Geplante Neuregelung
§ 17 Abs. 2a EStG soll nun eigenständig (neben § 255 HGB) definieren, was als (nachträgliche) Anschaffungskosten gilt. Das sind (nicht abschließend):
Offene oder verdeckte Einlagen, Darlehensverluste, soweit die Gewährung des Darlehens oder das Stehenlassen in der Krise der Gesellschaft gesellschaftsrechtlich veranlasst war, Ausfälle von Bürgschaftsregressforderungen und vergleichbaren Forderungen, soweit die Hingabe oder das Stehenlassen der betreffenden Sicherheit gesellschaftsrechtlich veranlasst war.

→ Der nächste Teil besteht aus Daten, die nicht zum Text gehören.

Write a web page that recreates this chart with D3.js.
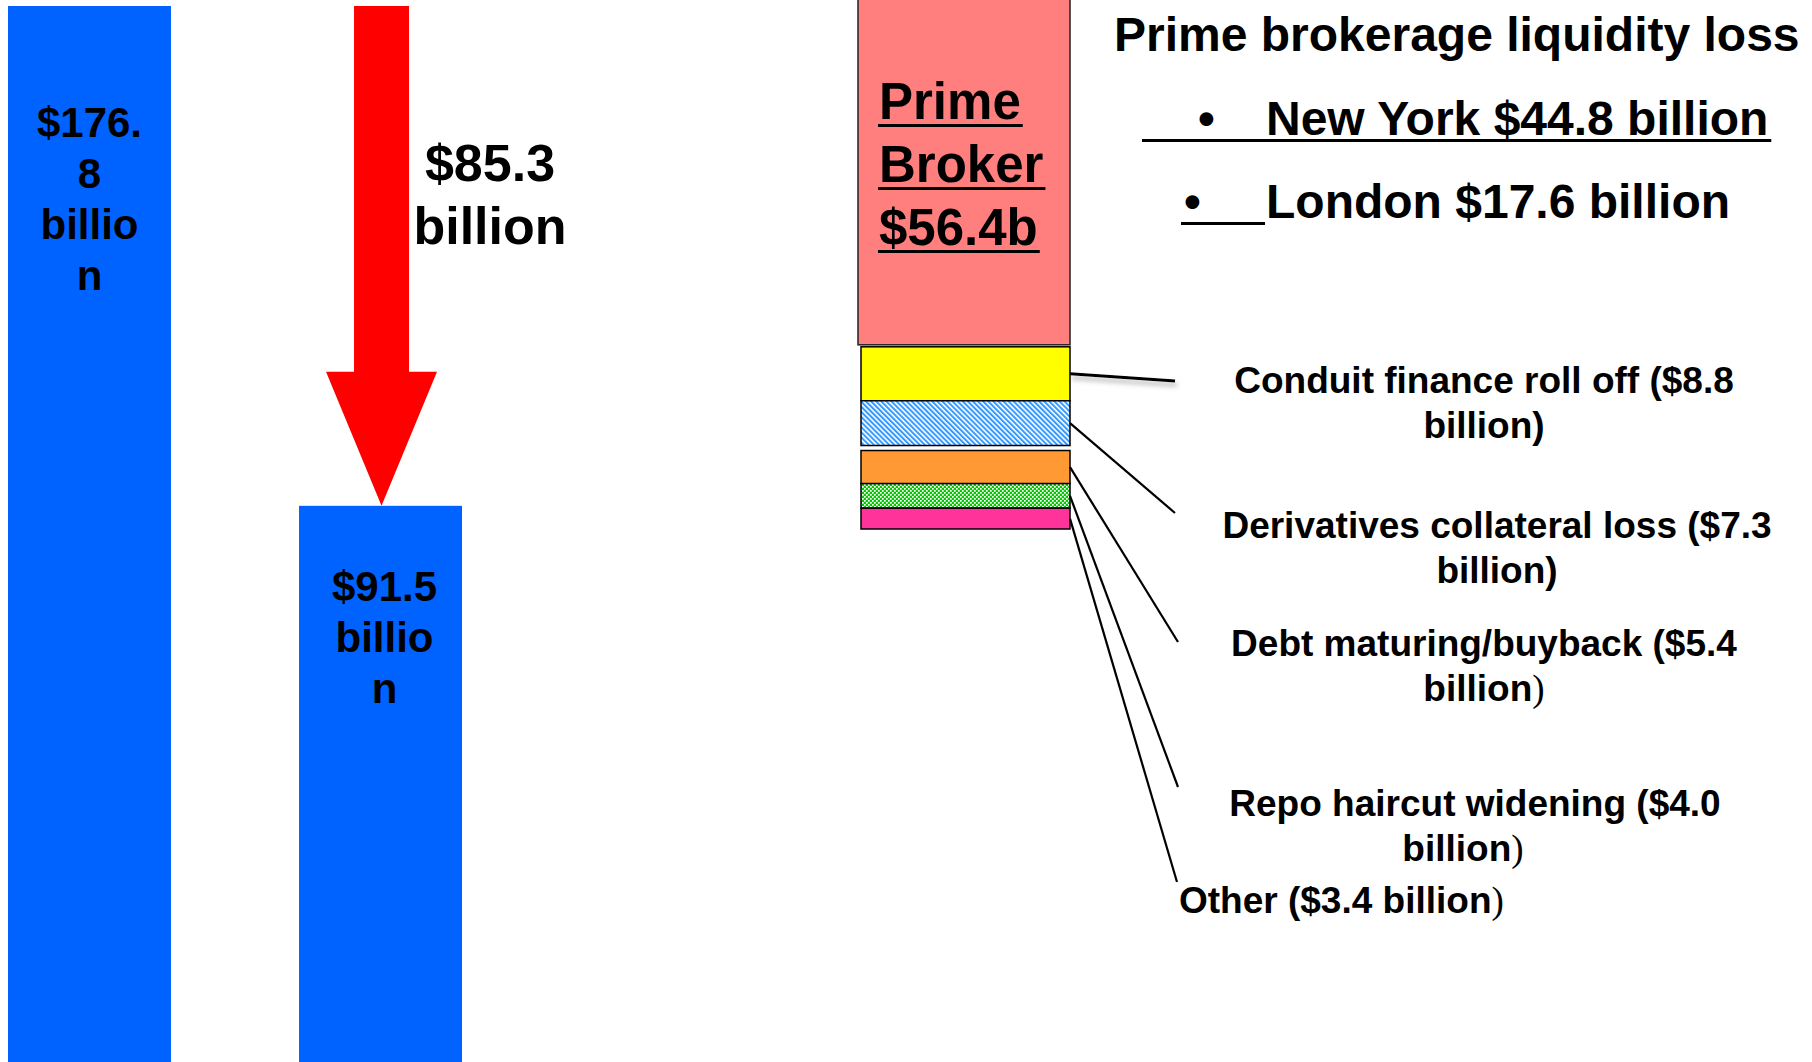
<!DOCTYPE html>
<html>
<head>
<meta charset="utf-8">
<script src="https://cdn.jsdelivr.net/npm/d3@7"></script>
<style>
  html, body { margin: 0; padding: 0; background: #fff; }
  svg { display: block; }
  text { font-family: "Liberation Sans", Arial, sans-serif; font-weight: bold; fill: #000; }
</style>
</head>
<body>
<svg id="chart" width="1812" height="1062"></svg>
<script>
// liquidity pool before and after (billions)
const barNames = ["Before", "After"];
const barValues = [176.8, 91.5];

// breakdown of the drop
const primeBroker = 56.4;
const lossNames = ["Conduit finance roll off", "Derivatives collateral loss", "Debt maturing/buyback", "Repo haircut widening", "Other"];
const lossValues = [8.8, 7.3, 5.4, 4.0, 3.4];

// prime brokerage split
const cityNames = ["New York", "London"];
const cityValues = [44.8, 17.6];

const lossFills = ["#ffff00", "url(#hatchBlue)", "#ff9933", "url(#checkGreen)", "#ff3399"];

const width = 1812, height = 1062;
const svg = d3.select("#chart");

const ctx = document.createElement("canvas").getContext("2d");
function textWidth(str, size) {
    ctx.font = "bold " + size + "px 'Liberation Sans', Arial";
    return ctx.measureText(str).width;
}

// wrap like a narrow text box: words go on own line, long words get split
function charWrap(str, size, maxW) {
    const lines = [];
    str.split(" ").forEach(word => {
        let cur = "";
        for (const ch of word) {
            if (cur && textWidth(cur + ch, size) > maxW) {
                lines.push(cur);
                cur = ch;
            } else {
                cur += ch;
            }
        }
        lines.push(cur);
    });
    return lines;
}

// patterns + shadow
const defs = svg.append("defs");
const hatch = defs.append("pattern")
    .attr("id", "hatchBlue")
    .attr("patternUnits", "userSpaceOnUse")
    .attr("width", 3.6).attr("height", 3.6)
    .attr("patternTransform", "rotate(-45)");
hatch.append("rect").attr("width", 3.6).attr("height", 3.6).attr("fill", "#fff");
hatch.append("rect").attr("width", 2).attr("height", 3.6).attr("fill", "#3399ff");

const check = defs.append("pattern")
    .attr("id", "checkGreen")
    .attr("patternUnits", "userSpaceOnUse")
    .attr("width", 4).attr("height", 4);
check.append("rect").attr("width", 4).attr("height", 4).attr("fill", "#00cc00");
check.append("rect").attr("x", 0).attr("y", 0).attr("width", 1.7).attr("height", 1.7).attr("fill", "#fff");
check.append("rect").attr("x", 2).attr("y", 2).attr("width", 1.7).attr("height", 1.7).attr("fill", "#fff");

defs.append("filter")
    .attr("id", "shadow")
    .attr("filterUnits", "userSpaceOnUse")
    .attr("x", 1040).attr("y", 350).attr("width", 170).attr("height", 60)
  .append("feDropShadow")
    .attr("dx", 2).attr("dy", 4).attr("stdDeviation", 2.5)
    .attr("flood-color", "#777").attr("flood-opacity", 0.6);

// ---- left: the two blue bars and the red arrow ----
const x = d3.scaleBand().domain(barNames).range([8, 462]).paddingInner(0.44);
const y = d3.scaleLinear().domain([0, d3.max(barValues)]).range([1042, 6]);

svg.append("g").selectAll("rect")
    .data(barValues)
    .join("rect")
    .attr("x", (d, i) => x(barNames[i]))
    .attr("y", d => y(d))
    .attr("width", x.bandwidth())
    .attr("height", d => height - y(d))
    .attr("fill", "#0062ff");

const barLabelOffset = [131, 95];
const barLabelSize = 42;
barValues.forEach((v, i) => {
    const lines = charWrap("$" + v.toFixed(1) + " billion", barLabelSize, x.bandwidth() - 48);
    const cx = x(barNames[i]) + x.bandwidth() / 2 + (i ? 4 : 0);
    svg.append("text")
        .attr("text-anchor", "middle")
        .attr("font-size", barLabelSize)
        .attr("y", y(v) + barLabelOffset[i])
      .selectAll("tspan")
        .data(lines)
        .join("tspan")
        .attr("x", cx)
        .attr("dy", (d, j) => j ? 51 : 0)
        .text(d => d);
});

// red arrow from old level down to new level
const drop = barValues[0] - barValues[1];
const ax = x(barNames[1]) + x.bandwidth() / 2 + 1;
const aTop = y(barValues[0]), aTip = y(barValues[1]);
const shaftW = 27.5, headW = 55.5, headLen = 134;
const arrowPath = d3.path();
arrowPath.moveTo(ax - shaftW, aTop);
arrowPath.lineTo(ax + shaftW, aTop);
arrowPath.lineTo(ax + shaftW, aTip - headLen);
arrowPath.lineTo(ax + headW, aTip - headLen);
arrowPath.lineTo(ax, aTip);
arrowPath.lineTo(ax - headW, aTip - headLen);
arrowPath.lineTo(ax - shaftW, aTip - headLen);
arrowPath.closePath();
svg.append("path").attr("d", arrowPath.toString()).attr("fill", "#ff0000");

svg.append("text")
    .attr("text-anchor", "middle")
    .attr("font-size", 52)
    .selectAll("tspan")
    .data(["$" + drop.toFixed(1), "billion"])
    .join("tspan")
    .attr("x", 490)
    .attr("y", (d, i) => 181 + i * 63)
    .text(d => d);

// ---- right: stacked breakdown ----
const stackVals = [primeBroker].concat(lossValues);
const stackY = d3.scaleLinear().domain([0, d3.sum(stackVals)]).range([-1, 522]);
const gapAfter = [2, 0, 5, 0, 0, 0];
const stackX = 858, stackW = 212;

let cum = 0, off = 0;
const segs = stackVals.map((v, i) => {
    const s = { y0: stackY(cum) + off, y1: stackY(cum + v) + off };
    cum += v;
    off += gapAfter[i];
    return s;
});

svg.append("g").selectAll("rect")
    .data(segs)
    .join("rect")
    .attr("x", (d, i) => i ? stackX + 3 : stackX)
    .attr("y", d => d.y0)
    .attr("width", (d, i) => i ? stackW - 3 : stackW)
    .attr("height", d => d.y1 - d.y0)
    .attr("fill", (d, i) => i ? lossFills[i - 1] : "#ff7f7f")
    .attr("stroke", (d, i) => i ? "#000" : "#222")
    .attr("stroke-width", 1.5);

// "Prime Broker $56.4b" inside the pink box, underlined
const pbSize = 51;
["Prime", "Broker", "$" + primeBroker + "b"].forEach((w, i) => {
    const by = 119 + i * 63;
    svg.append("text").attr("x", 879).attr("y", by).attr("font-size", pbSize).text(w);
    svg.append("line")
        .attr("x1", 878).attr("x2", 879 + textWidth(w, pbSize) + 2)
        .attr("y1", by + 6.5).attr("y2", by + 6.5)
        .attr("stroke", "#000").attr("stroke-width", 3);
});

// leader lines + labels
const leaderEnds = [[1175, 381], [1175, 513], [1178, 642], [1178, 787], [1177, 882]];
const labelPos = [[1484, 393], [1497, 538], [1484, 656], [1475, 816], [1179, 913]];
const line2Shift = [0, 0, 0, -12, 0];

leaderEnds.forEach((p, i) => {
    const s = segs[i + 1];
    svg.append("line")
        .attr("x1", stackX + stackW).attr("y1", (s.y0 + s.y1) / 2)
        .attr("x2", p[0]).attr("y2", p[1])
        .attr("stroke", "#000")
        .attr("stroke-width", i === 0 ? 3 : 2.2)
        .attr("filter", i === 0 ? "url(#shadow)" : null);
});

const labelSize = 37;
lossNames.forEach((name, i) => {
    const last = i === lossNames.length - 1;
    const serifParen = i >= 2; // these use a thin paren in the original
    const t = svg.append("text")
        .attr("font-size", labelSize)
        .attr("text-anchor", last ? "start" : "middle");
    if (last) {
        t.attr("x", labelPos[i][0]).attr("y", labelPos[i][1]);
        t.append("tspan").text(name + " ($" + lossValues[i].toFixed(1) + " billion");
        t.append("tspan").attr("font-family", "'Liberation Serif', serif").attr("font-weight", "normal").text(")");
    } else {
        t.append("tspan")
            .attr("x", labelPos[i][0]).attr("y", labelPos[i][1])
            .text(name + " ($" + lossValues[i].toFixed(1));
        const l2 = t.append("tspan")
            .attr("x", labelPos[i][0] + line2Shift[i]).attr("y", labelPos[i][1] + 45);
        if (serifParen) {
            l2.append("tspan").text("billion");
            l2.append("tspan").attr("font-family", "'Liberation Serif', serif").attr("font-weight", "normal").text(")");
        } else {
            l2.text("billion)");
        }
    }
});

// ---- top right text block ----
svg.append("text")
    .attr("x", 1114).attr("y", 51)
    .attr("font-size", 48)
    .text("Prime brokerage liquidity loss");

const cityBullets = [1198, 1184];
const cityBase = [135, 218];
cityNames.forEach((c, i) => {
    const str = c + " $" + cityValues[i].toFixed(1) + " billion";
    svg.append("text").attr("x", cityBullets[i]).attr("y", cityBase[i]).attr("font-size", 48).text("\u2022");
    svg.append("text").attr("x", 1266).attr("y", cityBase[i]).attr("font-size", 48).text(str);
    // New York line is underlined across, London only under the bullet/tab
    const ux1 = i === 0 ? 1142 : 1181;
    const ux2 = i === 0 ? 1266 + textWidth(str, 48) + 2 : 1265;
    svg.append("line")
        .attr("x1", ux1).attr("x2", ux2)
        .attr("y1", cityBase[i] + 5.5).attr("y2", cityBase[i] + 5.5)
        .attr("stroke", "#000").attr("stroke-width", 3);
});
</script>
</body>
</html>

Eine gesellschaftsrechtliche Veranlassung soll regelmäßig vorliegen, wenn ein fremder Dritter das Darlehen oder Sicherungsmittel bei sonst gleichen Umständen zurückgefordert oder nicht gewährt hätte, d. h., wenn die Hingabe oder das Stehenlassen von Darlehen an die Kapitalgesellschaft nicht zu fremdüblichen Konditionen gewährt wurde. Zu prüfen ist also insbesondere, ob die Gesellschaft noch von einem Dritten (Bank) ein Darlehen zu fremdüblichen Bedingungen erhalten hätte.
Merke:
§ 17 Abs. 2a EStG sieht keine Mindest-Beteiligungshöhe vor. Damit sollen auch Kleinanleger (Beteiligung unter 10 %) gesellschaftsrechtliche Darlehensverluste und Verluste aus sonstigen Sicherheiten im Rahmen des § 17 EStG (Teileinkünfteverfahren) geltend machen können.
Beachten Sie:
Die Neuregelung soll grundsätzlich auf Veräußerungen oder der Veräußerung gleichgestellte Fälle „nach dem Datum des Kabinettsbeschlusses zur Einbringung des Regierungsentwurfs“ (d. h. ab dem 31.7.2019) anzuwenden sein. Auf Antrag soll die Neuregelung jedoch bereits vor diesem Stichtag gelten. Hierdurch soll sichergestellt werden, dass sämtliche Ausfälle von gesellschaftsrechtlich veranlassten Finanzierungshilfen steuerlich berücksichtigt werden können – und zwar unabhängig von der Vertrauensschutzregelung des Bundesfinanzhofs.